A decade or so ago there was no such thing as computer law. This niche of the legal system has come into being out of necessity with the proliferation of the Internet and the issues that come along with the technology that makes worldwide communication and transactions possible. Traditional law does not cover many of the issues that occur in the online realm. Therefore it is crucial that we have a particular branch of law that exists to deal with legal problems that may arise by the very nature of the Internet and are not able to be covered by local jurisdictions. There may be disagreements over copyright or ownership of a domain or website which cannot be resolved due to the parties being in different states or even different countries.
The problem that arises here is that there are complex problems in deciding what state or country's law and jurisdiction will have the authority to resolve the issue. In situations like this the area of law known as "Conflicts of Law" comes into play. The increasingly complex area of computer law is exceedingly demanding in its educational requirements for attorneys who practice in this niche. The term "computer law" is kind of a misnomer since it is really the information on the computer such as software, personal info, and possible trade secrets that are the issue as well as the possibility of international disputes over domain names and copyright violations.
For these reasons, those who practice computer law are usually the same attorneys who specialize in Intellectual Property Law, also known as IP Law, which covers trademarks, patents, copyrights, and trade secrets. The U.S.
Patent Office requires attorneys practicing before it to hold a bachelor's degree in the areas of engineering or science at the very least. Some traditional areas of law are evolving to include ever-changing computer laws. Early on it was declared that software would be classified as "goods", but the difference between normal goods and software "goods" is that one only owns the media that the software is stored on and a license to the use of the software which is now covered under the Uniform Commercial Code. Those who hack into computer systems without authorization and use that computer's resources or steal information from it are guilty of pretty much the same thing as what traditional law would call burglary. However, since by definition burglary means entering an actual physical residence, specific laws were added to cover this offense.
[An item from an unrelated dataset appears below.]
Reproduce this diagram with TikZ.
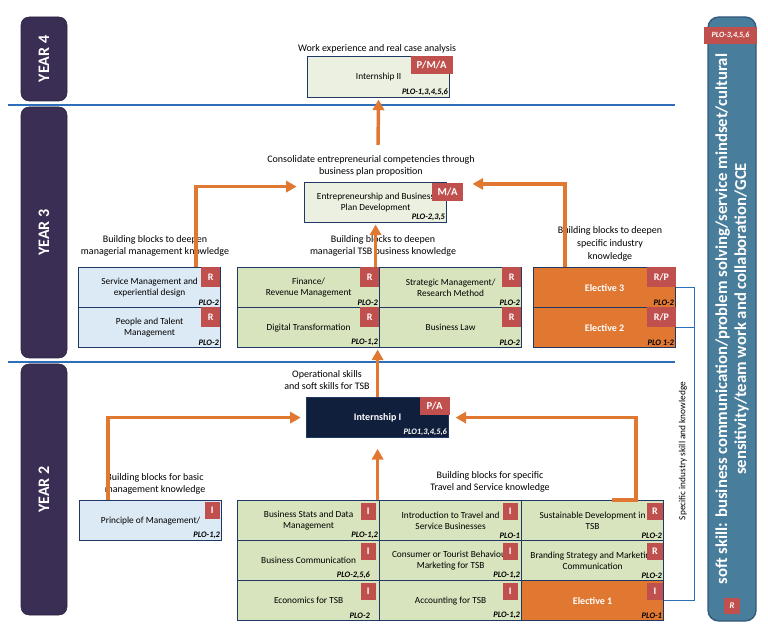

One of the biggest problems with the Internet and one that grows even larger annually is that of copyright theft and piracy. Anyone with a computer and access to the Internet can easily steal the intellectual property of another. Additionally, the piracy of media such as movies and music is an enormous problem that is plaguing those industries today. It is a fact that the area of computer law will continue to expand and be used more in the future as the use of the Internet to commit crimes continues to grow.